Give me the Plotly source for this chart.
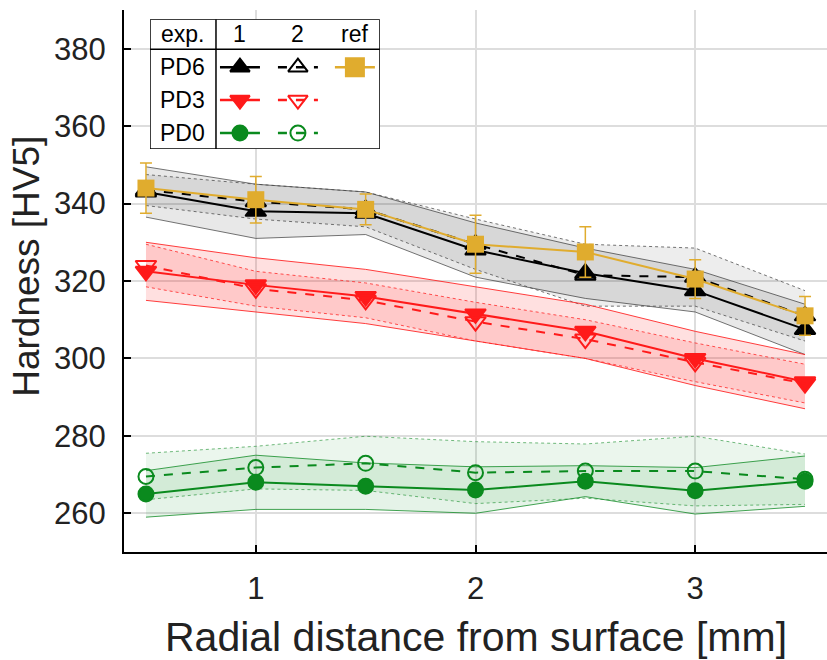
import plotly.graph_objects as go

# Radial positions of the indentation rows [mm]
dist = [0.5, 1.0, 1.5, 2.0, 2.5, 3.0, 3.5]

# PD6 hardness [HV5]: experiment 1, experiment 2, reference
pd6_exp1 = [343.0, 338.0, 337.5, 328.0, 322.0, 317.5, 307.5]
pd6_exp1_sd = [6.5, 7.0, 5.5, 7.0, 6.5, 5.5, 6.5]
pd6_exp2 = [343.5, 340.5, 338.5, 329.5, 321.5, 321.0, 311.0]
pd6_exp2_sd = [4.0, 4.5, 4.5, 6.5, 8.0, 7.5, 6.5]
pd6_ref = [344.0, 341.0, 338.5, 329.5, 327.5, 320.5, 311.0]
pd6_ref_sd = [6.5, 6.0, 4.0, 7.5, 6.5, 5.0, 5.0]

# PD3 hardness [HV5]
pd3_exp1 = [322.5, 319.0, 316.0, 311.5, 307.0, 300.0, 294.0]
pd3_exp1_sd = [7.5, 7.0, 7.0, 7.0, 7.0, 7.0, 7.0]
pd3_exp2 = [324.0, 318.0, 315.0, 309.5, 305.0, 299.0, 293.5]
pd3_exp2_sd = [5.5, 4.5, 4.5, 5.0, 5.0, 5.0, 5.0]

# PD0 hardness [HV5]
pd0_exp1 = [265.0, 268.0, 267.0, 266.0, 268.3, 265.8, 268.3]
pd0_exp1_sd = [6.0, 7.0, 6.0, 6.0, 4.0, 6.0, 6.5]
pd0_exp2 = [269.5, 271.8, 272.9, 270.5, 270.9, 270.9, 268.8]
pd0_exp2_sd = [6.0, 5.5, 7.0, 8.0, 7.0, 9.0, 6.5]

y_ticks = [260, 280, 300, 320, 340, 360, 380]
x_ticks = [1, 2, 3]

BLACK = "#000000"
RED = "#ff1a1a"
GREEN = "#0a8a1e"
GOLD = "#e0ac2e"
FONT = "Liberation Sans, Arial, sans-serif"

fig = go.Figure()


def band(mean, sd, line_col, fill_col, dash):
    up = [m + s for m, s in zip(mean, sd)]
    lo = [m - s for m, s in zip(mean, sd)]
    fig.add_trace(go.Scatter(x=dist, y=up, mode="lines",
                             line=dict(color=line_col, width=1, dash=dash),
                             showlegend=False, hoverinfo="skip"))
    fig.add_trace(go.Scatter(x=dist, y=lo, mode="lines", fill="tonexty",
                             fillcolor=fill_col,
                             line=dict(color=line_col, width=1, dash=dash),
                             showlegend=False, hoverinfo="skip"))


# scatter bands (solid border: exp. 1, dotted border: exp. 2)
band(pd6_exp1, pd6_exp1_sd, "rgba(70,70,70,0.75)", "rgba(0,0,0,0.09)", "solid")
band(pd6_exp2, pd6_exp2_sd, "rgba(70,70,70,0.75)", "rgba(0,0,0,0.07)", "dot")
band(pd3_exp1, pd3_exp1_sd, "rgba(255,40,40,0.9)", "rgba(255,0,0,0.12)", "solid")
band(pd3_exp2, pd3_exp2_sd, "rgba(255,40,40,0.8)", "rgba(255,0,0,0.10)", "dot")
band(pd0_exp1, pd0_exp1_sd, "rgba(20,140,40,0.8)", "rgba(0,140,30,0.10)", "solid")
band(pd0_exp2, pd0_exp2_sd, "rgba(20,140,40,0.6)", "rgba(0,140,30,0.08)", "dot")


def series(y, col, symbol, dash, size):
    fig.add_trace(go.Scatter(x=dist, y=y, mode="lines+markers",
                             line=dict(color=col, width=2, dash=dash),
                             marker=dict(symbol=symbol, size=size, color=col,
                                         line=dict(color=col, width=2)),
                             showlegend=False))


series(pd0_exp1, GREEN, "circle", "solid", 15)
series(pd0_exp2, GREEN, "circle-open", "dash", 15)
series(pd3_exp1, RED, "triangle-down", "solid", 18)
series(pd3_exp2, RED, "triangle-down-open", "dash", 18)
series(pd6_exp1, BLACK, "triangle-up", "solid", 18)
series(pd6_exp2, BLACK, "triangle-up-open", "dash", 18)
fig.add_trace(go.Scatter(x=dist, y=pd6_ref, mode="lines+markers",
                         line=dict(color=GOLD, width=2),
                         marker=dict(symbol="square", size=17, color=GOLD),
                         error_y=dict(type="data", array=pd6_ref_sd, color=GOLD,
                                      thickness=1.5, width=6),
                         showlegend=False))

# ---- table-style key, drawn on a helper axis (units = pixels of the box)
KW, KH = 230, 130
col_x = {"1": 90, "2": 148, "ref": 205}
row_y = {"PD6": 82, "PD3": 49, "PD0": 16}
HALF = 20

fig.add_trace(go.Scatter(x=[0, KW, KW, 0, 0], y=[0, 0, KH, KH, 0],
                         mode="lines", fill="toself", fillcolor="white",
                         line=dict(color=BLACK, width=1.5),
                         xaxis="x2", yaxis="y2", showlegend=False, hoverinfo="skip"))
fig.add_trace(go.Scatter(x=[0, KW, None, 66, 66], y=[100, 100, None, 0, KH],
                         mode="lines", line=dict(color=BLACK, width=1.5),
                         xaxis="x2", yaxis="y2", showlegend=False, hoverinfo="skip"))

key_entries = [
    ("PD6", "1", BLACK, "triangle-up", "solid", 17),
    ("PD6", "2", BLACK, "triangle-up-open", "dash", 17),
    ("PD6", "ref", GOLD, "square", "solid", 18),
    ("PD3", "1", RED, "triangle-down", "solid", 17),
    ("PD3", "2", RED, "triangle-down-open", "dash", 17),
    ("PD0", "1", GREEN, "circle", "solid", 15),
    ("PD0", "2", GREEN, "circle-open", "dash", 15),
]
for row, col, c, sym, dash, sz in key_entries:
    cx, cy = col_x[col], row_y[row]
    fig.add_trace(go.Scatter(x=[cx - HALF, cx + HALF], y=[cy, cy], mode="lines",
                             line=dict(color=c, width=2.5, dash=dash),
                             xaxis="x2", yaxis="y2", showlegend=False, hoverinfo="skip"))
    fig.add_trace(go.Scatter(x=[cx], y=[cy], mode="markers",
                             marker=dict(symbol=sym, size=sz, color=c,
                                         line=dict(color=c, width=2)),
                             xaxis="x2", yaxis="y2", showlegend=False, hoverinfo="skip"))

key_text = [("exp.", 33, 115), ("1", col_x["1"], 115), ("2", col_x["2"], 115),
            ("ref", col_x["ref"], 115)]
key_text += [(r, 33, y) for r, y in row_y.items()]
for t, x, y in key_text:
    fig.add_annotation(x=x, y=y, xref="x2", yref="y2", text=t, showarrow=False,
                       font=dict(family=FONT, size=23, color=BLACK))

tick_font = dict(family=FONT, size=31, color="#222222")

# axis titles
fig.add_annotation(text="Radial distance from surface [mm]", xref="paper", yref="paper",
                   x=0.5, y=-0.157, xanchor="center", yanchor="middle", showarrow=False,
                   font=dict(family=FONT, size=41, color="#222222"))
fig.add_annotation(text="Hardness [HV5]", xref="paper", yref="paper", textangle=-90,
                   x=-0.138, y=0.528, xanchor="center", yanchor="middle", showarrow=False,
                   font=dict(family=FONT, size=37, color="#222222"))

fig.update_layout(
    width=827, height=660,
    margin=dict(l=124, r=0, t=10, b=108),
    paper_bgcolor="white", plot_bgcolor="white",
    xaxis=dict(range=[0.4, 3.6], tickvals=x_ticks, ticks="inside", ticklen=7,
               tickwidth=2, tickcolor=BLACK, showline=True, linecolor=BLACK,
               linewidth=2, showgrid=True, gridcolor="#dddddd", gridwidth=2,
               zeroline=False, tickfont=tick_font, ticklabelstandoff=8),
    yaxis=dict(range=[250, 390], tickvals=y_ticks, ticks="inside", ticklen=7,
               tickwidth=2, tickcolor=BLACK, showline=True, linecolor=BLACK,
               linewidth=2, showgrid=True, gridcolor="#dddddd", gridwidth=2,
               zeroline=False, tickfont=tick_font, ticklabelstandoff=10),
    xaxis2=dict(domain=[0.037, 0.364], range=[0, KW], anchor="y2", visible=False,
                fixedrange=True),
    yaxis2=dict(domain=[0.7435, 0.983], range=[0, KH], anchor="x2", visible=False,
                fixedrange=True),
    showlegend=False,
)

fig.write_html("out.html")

**TASK**
Transcribe the opening line of the listing above, please, and every line after it through the line with "dist = [0.5, 1.0, 1.5, 2.0, 2.5, 3.0, 3.5]", word for word, without pictures.

**ANSWER FOR THE TASK**
Give me the Plotly source for this chart.
import plotly.graph_objects as go

# Radial positions of the indentation rows [mm]
dist = [0.5, 1.0, 1.5, 2.0, 2.5, 3.0, 3.5]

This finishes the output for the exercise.